Conversley, a 35-year old investor who contributes the same $3,000, but does so
for 35 years (for a total of $105,000), results in a nest egg of only $705,374.
That's over a 40% difference!
2. Consider a spousal RRSP. You get the tax savings while the money
compounds tax-free in your spouse's name. This could mean two lower tax brackets
upon retirement-- instead of a single higher one.
3. Take advantage of the foreign content allowance. The Income Tax Act allows
you to invest in certain non-Canadian securities. International investing can build
greater stability through diversification-- and offers new growth opportunities.
4. Consolidate your RRSP holdings for easier record keeping -- and better growth.
There's no limit to the number of RRSPs you can own. But to minimize fees and maintain more
control over your portfolio, it's often wise to consolidate your RRSP holdings.

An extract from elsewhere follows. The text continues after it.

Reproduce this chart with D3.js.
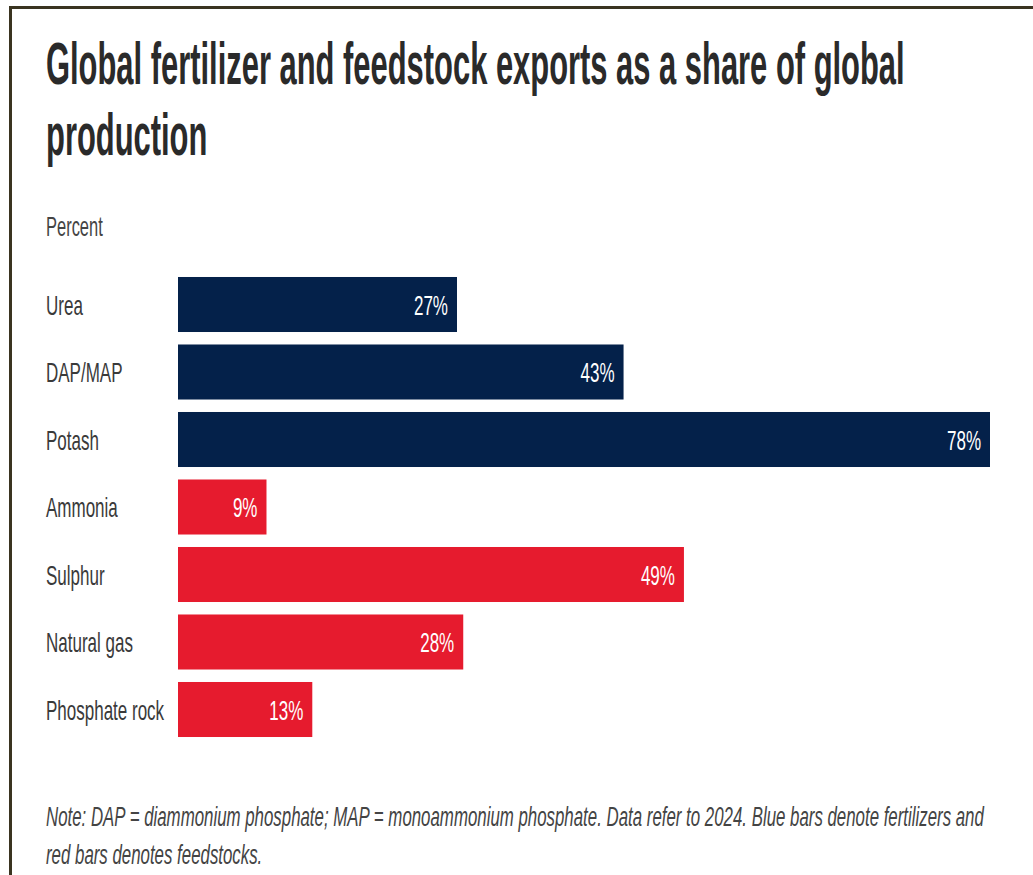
<!DOCTYPE html>
<html><head><meta charset="utf-8">
<script src="https://cdn.jsdelivr.net/npm/d3@7"></script>
<style>html,body{margin:0;padding:0;background:#fff;}svg{display:block;}</style>
</head><body>
<script>
const categories = ["Urea","DAP/MAP","Potash","Ammonia","Sulphur","Natural gas","Phosphate rock"];
const values = [26.8,42.8,78,8.5,48.6,27.4,12.9];
const valueLabels = ["27%","43%","78%","9%","49%","28%","13%"];
const groups = ["fertilizer","fertilizer","fertilizer","feedstock","feedstock","feedstock","feedstock"];
const titleLines = ["Global fertilizer and feedstock exports as a share of global","production"];
const unitLabel = "Percent";
const noteLines = ["Note: DAP = diammonium phosphate; MAP = monoammonium phosphate. Data refer to 2024. Blue bars denote fertilizers and","red bars denotes feedstocks."];

const W = 1033, H = 875, SX = 0.63;
const svg = d3.select("body").append("svg").attr("width", W).attr("height", H);
svg.append("rect").attr("width", W).attr("height", H).attr("fill", "#fff");
// frame
svg.append("rect").attr("x", 9).attr("y", 6).attr("width", W - 9).attr("height", 3).attr("fill", "#3a3420");
svg.append("rect").attr("x", 9).attr("y", 6).attr("width", 3).attr("height", H - 6).attr("fill", "#3a3420");

const font = "'Liberation Sans', Arial, sans-serif";
function txt(g, x, y, s, size, opts = {}) {
  return g.append("text")
    .attr("transform", `translate(${x},${y}) scale(${opts.sx || SX},1)`)
    .attr("font-family", font).attr("font-size", size)
    .attr("font-weight", opts.weight || "normal")
    .attr("font-style", opts.style || "normal")
    .attr("fill", opts.fill || "#333")
    .attr("text-anchor", opts.anchor || "start")
    .text(s);
}

titleLines.forEach((t, i) => txt(svg, 46, 84 + i * 71, t, 59, {weight: "bold", fill: "#2a2a2a", sx: 0.524}));
txt(svg, 46, 236, unitLabel, 27, {fill: "#444", sx: 0.61});

const x = d3.scaleLinear().domain([0, d3.max(values)]).range([178, 990]);
const y = d3.scaleBand().domain(categories).range([270.75, 270.75 + 7 * 67.5]).paddingInner(0.185).paddingOuter(0.0925);
const color = d3.scaleOrdinal().domain(["fertilizer","feedstock"]).range(["#04214a","#e61b2e"]);

const g = svg.append("g");
g.selectAll("rect.bar").data(categories).join("rect").attr("class","bar")
  .attr("x", x(0)).attr("y", d => y(d))
  .attr("width", (d,i) => x(values[i]) - x(0)).attr("height", y.bandwidth())
  .attr("fill", (d,i) => color(groups[i]));

categories.forEach((c, i) => {
  const cy = y(c) + y.bandwidth() / 2 + 10;
  txt(g, 46, cy, c, 27, {fill: "#3a3a3a"});
  txt(g, x(values[i]) - 9, cy, valueLabels[i], 27, {fill: "#fff", anchor: "end"});
});

noteLines.forEach((t, i) => txt(svg, 46, 826 + i * 38, t, 28, {style: "italic", fill: "#444", sx: 0.602}));
</script>
</body></html>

5. Consider borrowing to contribute. With today's lower interest rates, it may make sense
to borrow money to invest in an RRSP as long as the RRSP is earning a good rate of return -
and you pay off the loan promptly. Although your borrowing costs are non-deductible, you can
use your tax refund to reduce your debt. Plus, you'll have a bigger nest egg for retirement.
6. Ask about a Pre-Authorized Chequing Plan. It's a convenient, no-cost way to contribute to your
RRSP directly from your bank or trust company account. And, you can benefit from dollar cost averaging
through regular contributions.
7. Rely on professional Investment advice. An independent financial advisor can help you set goals
for your RRSP, and develop a balanced, diversified portfolio that fits your personal investment
8. Avoid taking a short-term view. RRSPs build wealth for the long-term. So should mutual
funds. That's why you should take a long-term approach when assessing the merits of a mutual fund.
9. Maintain an appropriate mix of asset classes. The two most significant asset classes are fixed
income securities-- such as bonds and mortgage-backed securities -- and equities. Research has shown that
the relative weightings of asset categories within a portfolio is responsible for over 80% of investment returns.
10. Be selective when choosing a mutual fund management company. Select a manager with a
solid performance track record who can offer a wide range of fully exchangeable funds.
Over time, you may wish to add additional diversification to your portfolio or adjust your asset mix.